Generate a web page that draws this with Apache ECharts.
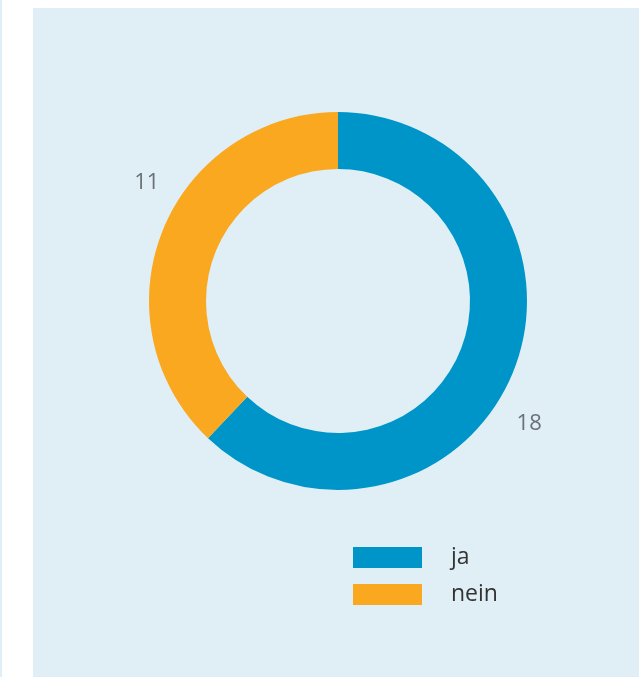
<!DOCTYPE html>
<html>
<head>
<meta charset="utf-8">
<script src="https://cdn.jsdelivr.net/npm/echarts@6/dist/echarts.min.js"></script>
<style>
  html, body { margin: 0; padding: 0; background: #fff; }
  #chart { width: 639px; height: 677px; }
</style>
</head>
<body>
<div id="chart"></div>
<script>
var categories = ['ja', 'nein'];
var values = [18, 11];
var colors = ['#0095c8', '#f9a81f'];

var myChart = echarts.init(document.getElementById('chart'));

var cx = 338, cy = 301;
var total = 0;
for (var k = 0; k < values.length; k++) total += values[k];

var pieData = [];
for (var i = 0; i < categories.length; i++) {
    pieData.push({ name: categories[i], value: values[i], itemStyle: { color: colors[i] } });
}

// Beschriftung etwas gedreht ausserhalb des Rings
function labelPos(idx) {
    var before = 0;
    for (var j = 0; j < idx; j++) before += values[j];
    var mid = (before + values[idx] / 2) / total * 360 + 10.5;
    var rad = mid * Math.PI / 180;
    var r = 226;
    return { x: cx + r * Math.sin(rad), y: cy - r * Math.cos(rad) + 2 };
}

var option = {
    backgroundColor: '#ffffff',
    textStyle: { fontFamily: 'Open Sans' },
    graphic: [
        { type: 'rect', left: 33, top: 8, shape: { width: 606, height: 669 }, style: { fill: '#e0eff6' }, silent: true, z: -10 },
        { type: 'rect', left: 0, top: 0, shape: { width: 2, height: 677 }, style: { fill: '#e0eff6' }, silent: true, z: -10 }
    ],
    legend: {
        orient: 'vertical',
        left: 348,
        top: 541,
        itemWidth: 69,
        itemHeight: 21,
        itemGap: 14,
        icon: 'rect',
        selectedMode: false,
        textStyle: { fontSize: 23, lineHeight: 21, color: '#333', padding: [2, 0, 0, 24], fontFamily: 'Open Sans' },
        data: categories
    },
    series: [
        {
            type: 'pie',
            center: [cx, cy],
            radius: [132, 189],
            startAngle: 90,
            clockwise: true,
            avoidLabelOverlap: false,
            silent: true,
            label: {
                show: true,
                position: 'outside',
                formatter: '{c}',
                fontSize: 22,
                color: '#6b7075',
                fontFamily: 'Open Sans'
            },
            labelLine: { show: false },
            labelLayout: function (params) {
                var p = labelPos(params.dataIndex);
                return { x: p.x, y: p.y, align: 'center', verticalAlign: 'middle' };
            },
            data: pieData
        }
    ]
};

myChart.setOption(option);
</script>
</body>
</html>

SET PROBLEM: Quote the full listing above word for word; exclude every picture from the copy.

RIGHT ANSWER:
Generate a web page that draws this with Apache ECharts.
<!DOCTYPE html>
<html>
<head>
<meta charset="utf-8">
<script src="https://cdn.jsdelivr.net/npm/echarts@6/dist/echarts.min.js"></script>
<style>
  html, body { margin: 0; padding: 0; background: #fff; }
  #chart { width: 639px; height: 677px; }
</style>
</head>
<body>
<div id="chart"></div>
<script>
var categories = ['ja', 'nein'];
var values = [18, 11];
var colors = ['#0095c8', '#f9a81f'];

var myChart = echarts.init(document.getElementById('chart'));

var cx = 338, cy = 301;
var total = 0;
for (var k = 0; k < values.length; k++) total += values[k];

var pieData = [];
for (var i = 0; i < categories.length; i++) {
    pieData.push({ name: categories[i], value: values[i], itemStyle: { color: colors[i] } });
}

// Beschriftung etwas gedreht ausserhalb des Rings
function labelPos(idx) {
    var before = 0;
    for (var j = 0; j < idx; j++) before += values[j];
    var mid = (before + values[idx] / 2) / total * 360 + 10.5;
    var rad = mid * Math.PI / 180;
    var r = 226;
    return { x: cx + r * Math.sin(rad), y: cy - r * Math.cos(rad) + 2 };
}

var option = {
    backgroundColor: '#ffffff',
    textStyle: { fontFamily: 'Open Sans' },
    graphic: [
        { type: 'rect', left: 33, top: 8, shape: { width: 606, height: 669 }, style: { fill: '#e0eff6' }, silent: true, z: -10 },
        { type: 'rect', left: 0, top: 0, shape: { width: 2, height: 677 }, style: { fill: '#e0eff6' }, silent: true, z: -10 }
    ],
    legend: {
        orient: 'vertical',
        left: 348,
        top: 541,
        itemWidth: 69,
        itemHeight: 21,
        itemGap: 14,
        icon: 'rect',
        selectedMode: false,
        textStyle: { fontSize: 23, lineHeight: 21, color: '#333', padding: [2, 0, 0, 24], fontFamily: 'Open Sans' },
        data: categories
    },
    series: [
        {
            type: 'pie',
            center: [cx, cy],
            radius: [132, 189],
            startAngle: 90,
            clockwise: true,
            avoidLabelOverlap: false,
            silent: true,
            label: {
                show: true,
                position: 'outside',
                formatter: '{c}',
                fontSize: 22,
                color: '#6b7075',
                fontFamily: 'Open Sans'
            },
            labelLine: { show: false },
            labelLayout: function (params) {
                var p = labelPos(params.dataIndex);
                return { x: p.x, y: p.y, align: 'center', verticalAlign: 'middle' };
            },
            data: pieData
        }
    ]
};

myChart.setOption(option);
</script>
</body>
</html>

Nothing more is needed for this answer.